Amid this activity-rife AI ecosystem, what are Indian frontier tech-focused investors looking for in their AI bets? Let’s find out. 

From Frontier AI Hype To Applied AI Discipline

The Survey data also indicates that the enthusiasm around AI is now being tempered with caution.

Nearly 43% of investors say they are either avoiding inflated AI deals or waiting for clearer unit economics before committing capital. For many investors, the rapid commoditisation of foundational AI models is at the heart of this shift.

According to Kae Capital’s managing partner Abhishek Srivastava, the model layer is becoming increasingly accessible, underscoring the need for product market fit. “Product build and model is not a moat. It is a commodity accessible to everyone at a certain price per token. What matters is what you surround that model with.”

Thus, in the crowded Indian AI market, proprietary datasets, tightly integrated workflows, strong distribution channels, and domain-specific expertise are factors that are critical to create durable differentiation.

In line with this, investors are increasingly gravitating towards applied AI use cases, particularly catering to use cases in enterprise compliance, manufacturing, and operational workflows. These segments offer clearer monetisation pathways and stronger defensibility compared to thin AI wrappers built on top of existing models.

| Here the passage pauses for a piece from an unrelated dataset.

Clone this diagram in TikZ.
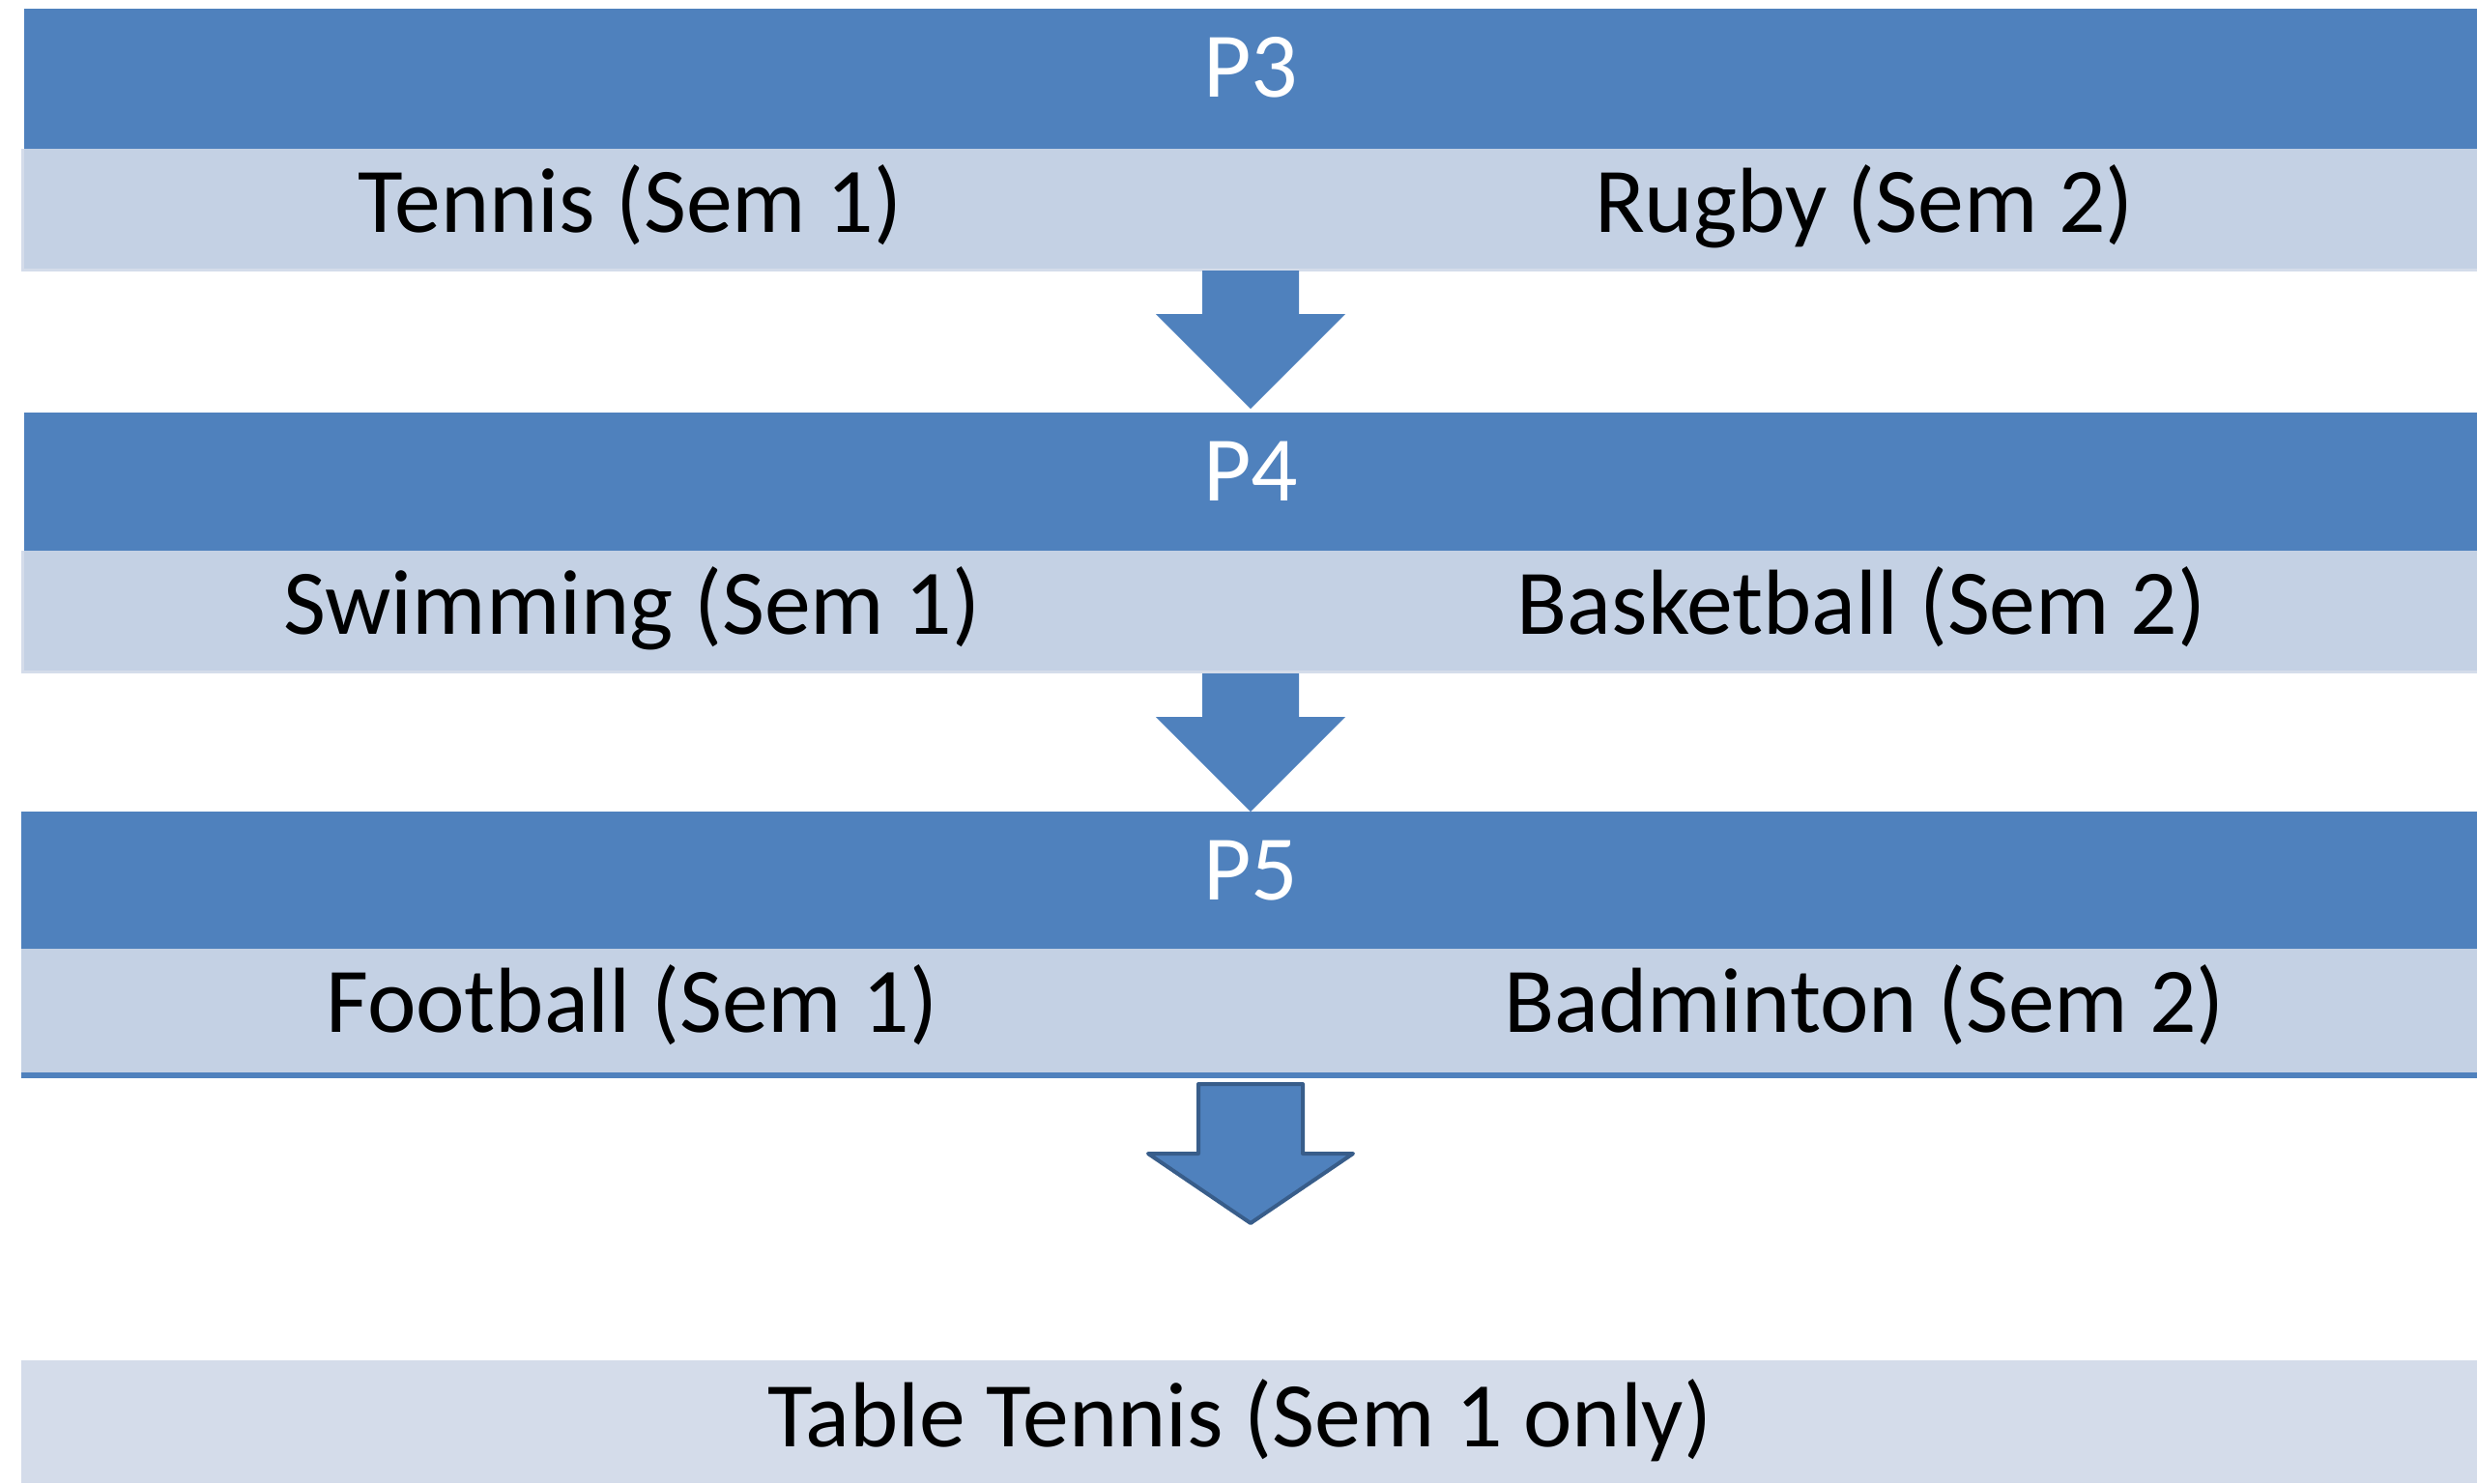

Even at an early stage, this shift is becoming visible in funding patterns. AI startups are increasingly raising larger seed rounds — often in the $4 Mn to $5 Mn range — driven by the promise of non-linear growth. However, investors say these bets now come with far greater scrutiny.

A key question being asked in diligence today is whether a startup is building durable technology or simply layering a user interface on top of existing large language models.

Founder Depth Matters More Than Ever

Alongside product differentiation, founder quality and domain depth are also becoming decisive investment factors.

While AI has lowered the barriers to building products, investors believe it has simultaneously raised the bar for founders who must demonstrate deep industry understanding and the ability to adapt quickly as the technology stack evolves.

“For us, it is about founder-problem fit and founder-market fit,” Srivastava said. “At an application level, it becomes even more important that you understand the domain deeply. That is where the real moats are built.”

This adaptability is particularly important given the rapid pace of change in the global AI ecosystem, where advancements from large model providers can quickly reshape the competitive landscape.

“We do not even know if, after four or five years, the same technology will remain relevant. That makes valuation and long-term forecasting inherently difficult,” Srivastava added.

In that sense, while AI continues to dominate investor interest in India’s frontier tech landscape, capital is increasingly flowing towards startups that can demonstrate real-world deployment, defensible business models, and strong founder-market alignment — rather than simply riding the AI wave.